Pihaknya yakin, Indonesia masih memiliki peluang dan potensi yang sangat besar untuk mengembangkan sektor industri nonmigas, khususnya yang berbasis kayu dan rotan. Peluang itu sangat dimungkinkan karena Indonesia tidak hanya memiliki sumber bahan baku berlimpah, tetapi juga tenaga sumber daya terampil dan teknologi yang relatif memadai.
Presiden optimistis
Realitas itu tidak hanya diakui oleh Ketua Umum HIMKI Sunoto dan Sekjen HIMKI Abdul Sobur, tetapi juga diakui oleh Presiden Joko Widodo. Presiden Jokowi, yang juga mantan pelaku industri dan pengusaha mebel di Solo, Jawa Tengah, mengakui akan ada potensi besar tersebut.
Pengakuan itu tidak hanya sebatas pada kekuatan bahan baku dan sumber daya terampil, tetapi juga peningkatan kualitas desain yang makin hari makin mampu memenuhi selera pasar global. Hal ini membuat Presiden Jokowi optimistis dan yakin sektor berbasis kayu dan rotan bisa bersaing di pasar global.
Sobur mengklaim, negeri ini adalah surga bagi penyediaan bahan baku kayu ataupun rotan. Komoditas bahan baku itu hampir tersedia di seluruh wilayah Indonesia.
Namun, sayangnya, surga itu tak mampu dimanfaatkan secara optimal. Coba bayangkan di negeri ini ada 300-an jenis spesies rotan. Dengan jumlah komoditas sebanyak itu, menempatkan negeri ini dengan kemampuan sebagai penghasil 80 persen bahan baku rotan dunia.
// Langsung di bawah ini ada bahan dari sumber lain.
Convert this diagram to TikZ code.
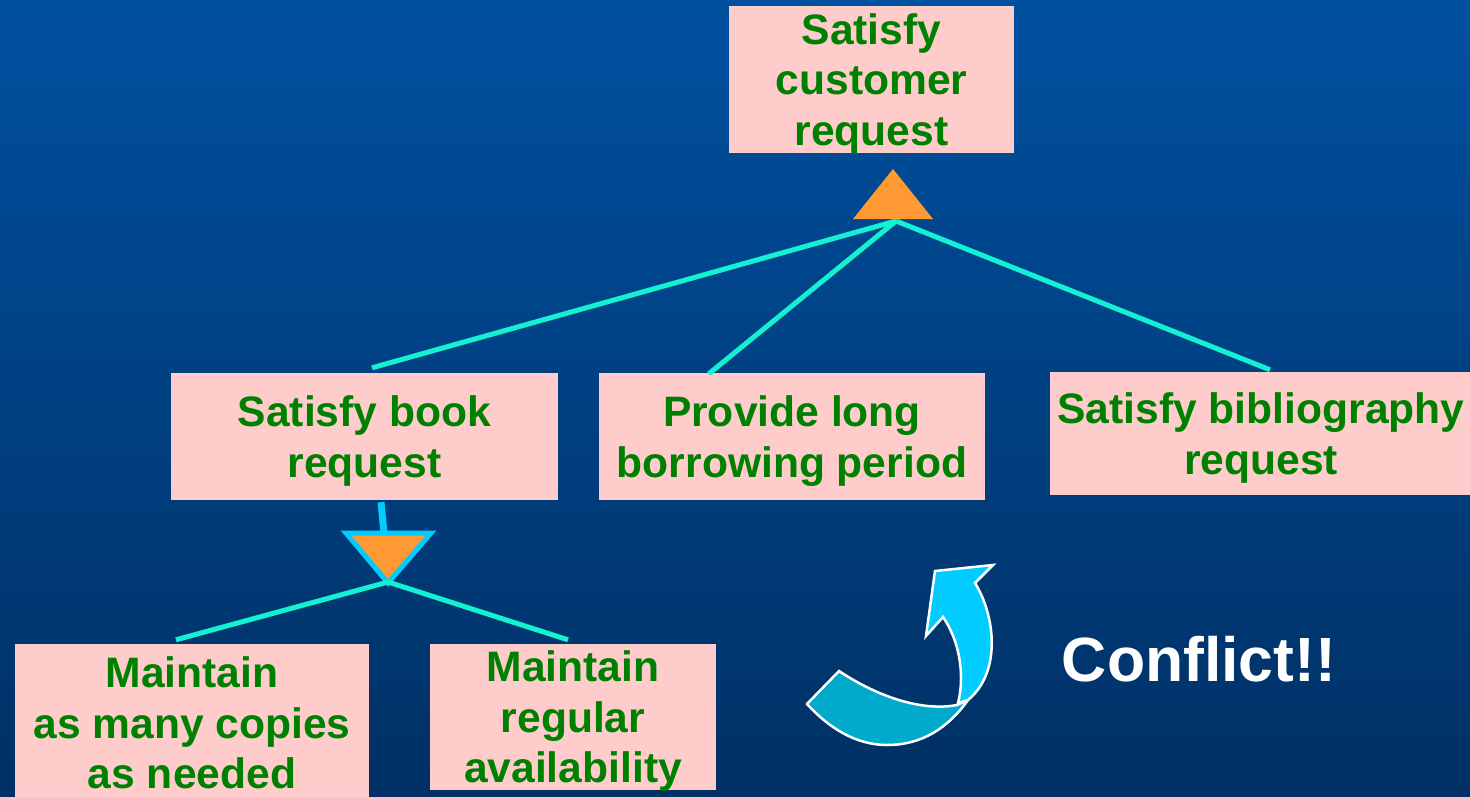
\documentclass[tikz,border=0pt]{standalone}
\usepackage{fontspec}
\setmainfont{Liberation Sans}
\usetikzlibrary{calc}
\definecolor{bgtop}{RGB}{0,80,160}
\definecolor{bgbot}{RGB}{0,48,100}
\definecolor{pinkbox}{RGB}{255,204,204}
\definecolor{goalgreen}{RGB}{0,128,0}
\definecolor{linkcyan}{RGB}{20,240,210}
\definecolor{skyblue}{RGB}{0,204,255}
\definecolor{darksky}{RGB}{0,170,205}
\definecolor{andorange}{RGB}{255,153,51}
\newcommand\goalfont{\fontsize{42.6}{50.5}\selectfont\bfseries}
\tikzset{
  goal/.style={fill=pinkbox, draw=none, inner sep=0pt, align=center,
    text=goalgreen, font=\goalfont, text depth=-4pt},
  link/.style={draw=linkcyan, line width=5pt},
  andtri/.style={fill=andorange},
  arrowpart/.style={draw=white, line width=2.5pt, line join=miter}
}
\begin{document}
\begin{tikzpicture}[x=1pt,y=-1pt]
\useasboundingbox (0,0) rectangle (1470,797);
\clip (0,0) rectangle (1470,797);
\shade[top color=bgtop, bottom color=bgbot] (0,0) rectangle (1470,797);

% goal boxes
\node[goal, minimum width=285, minimum height=147] (top) at (871.5,79.5) {Satisfy\\customer\\request};
\node[goal, minimum width=387, minimum height=127] (book) at (364.5,436.5) {Satisfy book\\request};
\node[goal, minimum width=386, minimum height=127] (provide) at (792,436.5) {Provide long\\borrowing period};
\node[goal, minimum width=422, minimum height=123] (biblio) at (1261,433.5) {Satisfy bibliography\\request};
\node[goal, minimum width=354, minimum height=158] (copies) at (192,723) {Maintain\\as many copies\\as needed};
\node[goal, minimum width=286, minimum height=146] (avail) at (573,717) {Maintain\\regular\\availability};

% AND-refinement of the top goal
\coordinate (topjoin) at (896,221);
\fill[andtri] (853,219) -- (933,219) -- (893,169) -- cycle;
\draw[link] (topjoin) -- ($(book.north)+(7.5,-5)$);
\draw[link] (topjoin) -- ($(provide.north west)+(110,1)$);
\draw[link] (topjoin) -- ($(biblio.north)+(9,-2)$);

% refinement of the book goal
\coordinate (bookjoin) at (388,582);
\draw[draw=skyblue, line width=7pt] ($(book.south)+(16.5,2)$) -- (384,533);
\draw[andtri, draw=skyblue, line width=5pt, line join=miter] (346,533) -- (431,533) -- (388,583) -- cycle;
\draw[link] (bookjoin) -- ($(copies.north)+(-16,-4)$);
\draw[link] (bookjoin) -- ($(avail.north)+(-5,-4)$);

% curved conflict arrow
\filldraw[arrowpart, fill=darksky] (807,704) -- (839,671)
  .. controls (875,695) and (920,712) .. (957,705)
  -- (968,700)
  .. controls (948,728) and (922,745) .. (887,745)
  .. controls (855,745) and (828,727) .. (807,704) -- cycle;
\filldraw[arrowpart, fill=skyblue] (926,636) -- (935,571) -- (993,565) -- (975,583)
  .. controls (995,615) and (1002,672) .. (968,700)
  -- (958,703)
  .. controls (964,680) and (962,645) .. (943,617) -- cycle;

\node[text=white, font=\fontsize{62.5}{70}\selectfont\bfseries, inner sep=0pt] (conflict) at (1199,659) {Conflict!!};
\end{tikzpicture}
\end{document}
”Apa tidak luar biasa? Namun, kenyataannya tak mudah bagi pelaku industri mebel rotan yang berorientasi ekspor mendapatkan bahan baku dengan harga kompetitif dan mudah. Kondisi yang sama juga dialami oleh industri mebel berbasis kayu,” kata Sobur.
Butuh dukungan
Saat ini, tambah Sobur, nilai ekspor mebel dan kerajinan nasional baru mencapai 2,5 miliar dollar AS. Jika pemerintah ingin mengenjot pertumbuhan ekspor mebel dan kerajinan Indonesia hingga 5 miliar dollar AS, butuh dukungan energi yang tidak kecil. Dukungan itu khususnya dari Kementerian Lingkungan Hidup dan Kehutanan untuk pemenuhan kebutuhan bahan baku kayu sekitar 15 juta meter kubik hingga 17 juta meter kubik per tahun.
Jenis tanaman yang dibutuhkan sebagai bahan baku untuk mebel dengan density atau massa jenis di atas 550 di antaranya mahoni, jati mindi, sungkai, nyatoh, dan Eucalyptus grandis.